Imagine a street and at the beginning of the street is a gourmet burger shop selling high quality cheeseburgers – we’ll call this burger shop A. Down the street a few hundred meters is also a gourmet burger shop selling high quality chesseburgers, call this shop B. Shop B sells the same burgers for half the price.
However, shop A sells 10 times more burgers than shop B everyday, even though they are double the price. Why? Because shop A is at the beginning of the street and shop B is not. Shop A captures more attention, and therefore sells more, even though they are twice as a expensive for the same item!
The example demonstrates effectively all business on the internet. Countless businesses in every industry compete for attention.
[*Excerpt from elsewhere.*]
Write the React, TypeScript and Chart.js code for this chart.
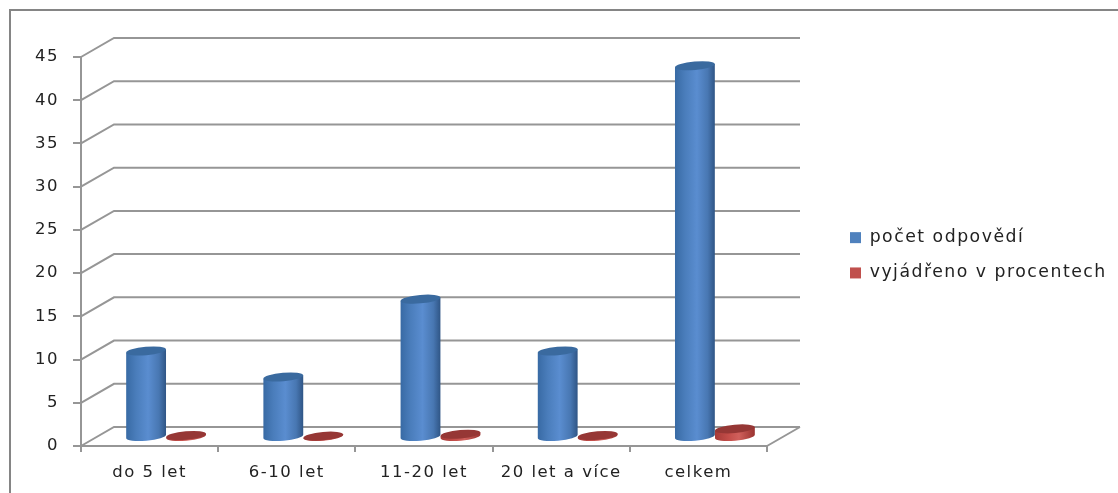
import React, { useEffect, useRef } from "react";
import { Chart, BarController, BarElement, CategoryScale, LinearScale, Legend } from "chart.js";

const categories = ["do 5 let", "6-10 let", "11-20 let", "20 let a více", "celkem"];
const responseCounts = [10, 7, 16, 10, 43];
const percentShares = [0.23, 0.16, 0.37, 0.23, 1];
const seriesNames = ["počet odpovědí", "vyjádřeno v procentech"];
const yTickMax = 45;
const yTickStep = 5;

const BLUE = "#4f81bd";
const RED = "#c0504d";
const GRID = "#969696";
const TEXT = "#222222";
const FONT = "'DejaVu Sans'";
const TRACKING = "1.5px";

// Depth of the 3D box: how far the back wall sits from the front plane.
const DEPTH_X = 33;
const DEPTH_Y = -19;
const CYLINDER_LIFT = -8.5;
const CAP_RY = 4.2;
const CAP_TILT = -0.09;

const palettes: Record<string, { side: [number, string][]; cap: string }> = {
  [BLUE]: {
    side: [[0, "#386aa4"], [0.25, "#4a7dbb"], [0.55, "#5a8dd0"], [0.82, "#4877b2"], [1, "#2f5585"]],
    cap: "#3a6a9f",
  },
  [RED]: {
    side: [[0, "#a63a37"], [0.35, "#c44e4a"], [0.6, "#d0605c"], [1, "#9a3330"]],
    cap: "#963735",
  },
};

// Bar element painted as a cylinder standing halfway into the box depth.
class CylinderElement extends BarElement {
  static id = "cylinder";
  static defaults = { ...BarElement.defaults };
  static defaultRoutes = BarElement.defaultRoutes;

  draw(ctx: CanvasRenderingContext2D) {
    const self = this as any;
    const palette = palettes[self.options.backgroundColor] ?? palettes[BLUE];
    const cx = self.x + DEPTH_X / 2;
    const rx = self.width / 2;
    const topY = self.y + CYLINDER_LIFT;
    const baseY = self.base + CYLINDER_LIFT;
    const dy = rx * Math.sin(CAP_TILT);
    const dx = rx * Math.cos(CAP_TILT);

    const gradient = ctx.createLinearGradient(cx - rx, 0, cx + rx, 0);
    palette.side.forEach(([stop, colour]) => gradient.addColorStop(stop, colour));

    ctx.save();
    ctx.fillStyle = gradient;
    ctx.beginPath();
    ctx.moveTo(cx - dx, topY - dy);
    ctx.lineTo(cx + dx, topY + dy);
    ctx.lineTo(cx + dx, baseY + dy);
    ctx.ellipse(cx, baseY, rx, CAP_RY, CAP_TILT, 0, Math.PI);
    ctx.closePath();
    ctx.fill();

    ctx.fillStyle = palette.cap;
    ctx.beginPath();
    ctx.ellipse(cx, topY, rx, CAP_RY, CAP_TILT, 0, Math.PI * 2);
    ctx.fill();
    ctx.restore();
  }
}

class CylinderController extends BarController {
  static id = "cylinderBar";
  static defaults = { ...BarController.defaults, dataElementType: "cylinder" };
  static overrides = BarController.overrides;
}

Chart.register(CategoryScale, LinearScale, Legend, BarElement, CylinderElement, CylinderController);

// Outer frame, box walls and floor, all taken from the axis scales.
const boxPlugin = {
  id: "box3d",
  beforeUpdate(chart: any) {
    chart.ctx.letterSpacing = TRACKING;
  },
  beforeDraw(chart: any) {
    chart.ctx.letterSpacing = TRACKING;
  },
  afterLayout(chart: any) {
    const legend = chart.legend;
    const h = legend.bottom - legend.top;
    const w = legend.right - legend.left;
    legend.left = 832;
    legend.right = 832 + w;
    legend.top = 211;
    legend.bottom = 211 + h;
  },
  beforeDatasetsDraw(chart: any) {
    const { ctx, scales, chartArea } = chart;
    const { left, right, bottom } = chartArea;
    ctx.save();
    ctx.strokeStyle = "#858585";
    ctx.lineWidth = 2;
    ctx.beginPath();
    ctx.moveTo(10, 500);
    ctx.lineTo(10, 10);
    ctx.lineTo(1118, 10);
    ctx.stroke();

    ctx.strokeStyle = GRID;
    ctx.lineWidth = 2;
    ctx.beginPath();
    scales.y.ticks.forEach((tick: any) => {
      const y = scales.y.getPixelForValue(tick.value);
      ctx.moveTo(left, y);
      ctx.lineTo(left + DEPTH_X, y + DEPTH_Y);
      ctx.lineTo(right + DEPTH_X, y + DEPTH_Y);
    });
    ctx.moveTo(right, bottom);
    ctx.lineTo(right + DEPTH_X, bottom + DEPTH_Y);
    ctx.stroke();
    ctx.restore();
  },
  // Series are painted first to last so the red cylinders overlap the blue ones.
  beforeDatasetDraw() {
    return false;
  },
  afterDatasetsDraw(chart: any) {
    chart.data.datasets.forEach((_: unknown, i: number) => {
      chart.getDatasetMeta(i).controller.draw();
    });
  },
};

export default function App() {
  const ref = useRef<HTMLCanvasElement | null>(null);

  useEffect(() => {
    if (!ref.current) return;
    const chart = new Chart(ref.current, {
      type: "cylinderBar" as any,
      data: {
        labels: categories,
        datasets: [
          { label: seriesNames[0], data: responseCounts, backgroundColor: BLUE, borderWidth: 0 },
          { label: seriesNames[1], data: percentShares, backgroundColor: RED, borderWidth: 0 },
        ],
      },
      options: {
        responsive: false,
        animation: false,
        layout: { padding: { left: 0, top: 57, right: 351, bottom: 0 } },
        datasets: {
          cylinderBar: { categoryPercentage: 0.583, barPercentage: 1 },
        } as any,
        scales: {
          x: {
            type: "category",
            offset: true,
            afterFit: (scale: any) => {
              scale.height = 47;
            },
            border: { color: GRID, width: 2 },
            grid: { drawOnChartArea: false, offset: true, color: GRID, lineWidth: 2, tickLength: 6 },
            ticks: { color: TEXT, font: { family: FONT, size: 16.5 }, padding: 11, maxRotation: 0, autoSkip: false },
          },
          y: {
            type: "linear",
            min: 0,
            max: yTickMax,
            afterFit: (scale: any) => {
              scale.width = 81;
            },
            border: { color: GRID, width: 2 },
            grid: { drawOnChartArea: false, color: GRID, lineWidth: 2, tickLength: 8 },
            ticks: { stepSize: yTickStep, color: TEXT, font: { family: FONT, size: 16.5 }, padding: 14 },
          },
        },
        plugins: {
          tooltip: { enabled: false },
          title: { display: false },
          legend: {
            display: true,
            position: "chartArea",
            align: "start",
            labels: {
              boxWidth: 11,
              boxHeight: 11,
              padding: 18,
              color: TEXT,
              font: { family: FONT, size: 17.3 },
            },
          },
        },
      } as any,
      plugins: [boxPlugin as any],
    });
    return () => chart.destroy();
  }, []);

  return (
    <div style={{ position: "fixed", left: 0, top: 0, width: 1118, height: 493, background: "#ffffff" }}>
      <canvas ref={ref} width={1118} height={493} style={{ display: "block" }} />
    </div>
  );
}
It’s not about being the cheapest, having the best service, or having the best website – it’s about getting people to find you and capture their attention. Yes, having the best service, website, and prices help in that those get attention, but without capturing attention in the first place and getting people to visit your online business, none of it matters.
In modern day, countless horrible products/services can thrive because they market well and great products/services can fail because they can’t market. The pendulum swings based off the marketing – how well can you capture attention. In an economy driven by money, capturing attention is now the incentive for virtually any business online – how can we capture more peoples attention and get them to spend more time on our site, our product, and our service.
It’s not about the cheapest, highest quality product, necessarily. It’s about capturing attention!
The reason this is all important to think about is that this plays out in everyday life. The average Americans sees between 4,000 and 10,000 ads per day (Source). The average Facebook user you ask says they never click on ads, yet Facebook generated $8.8 billion in revenue last quarter so there is actually a good chance you have. In fact, the best ads are ones you don’t even know are advertisements.
Think about an ideal world: advertisements would be perfectly relevant at exactly the right time, meaning what you see would be exactly what you want. This is the way online advertising is trending. In the past you’d see advertisements completed unrelated to you, but now, with Facebook leading the way, advertisers have sophisticated ways displaying products and services directly to the audience that is most interested, without wasting money showing them to people who aren’t. The result? Consumers are happier because they find more things that they want, advertisers are happy because their budgets return a positive ROI, and businesses are happy because they get targeted consumers. It’s really a win-win situation. To some it’s scary – “how does Facebook know I want that?”, or “I was just visiting ebay.com looking for a necklace, and now I’m on pets.com see ads about necklaces, what?!”. Welcome to the new age of advertising, big data, and the internet. It’s truly changing how we discover, and what we discover. It’s a new age of discovery.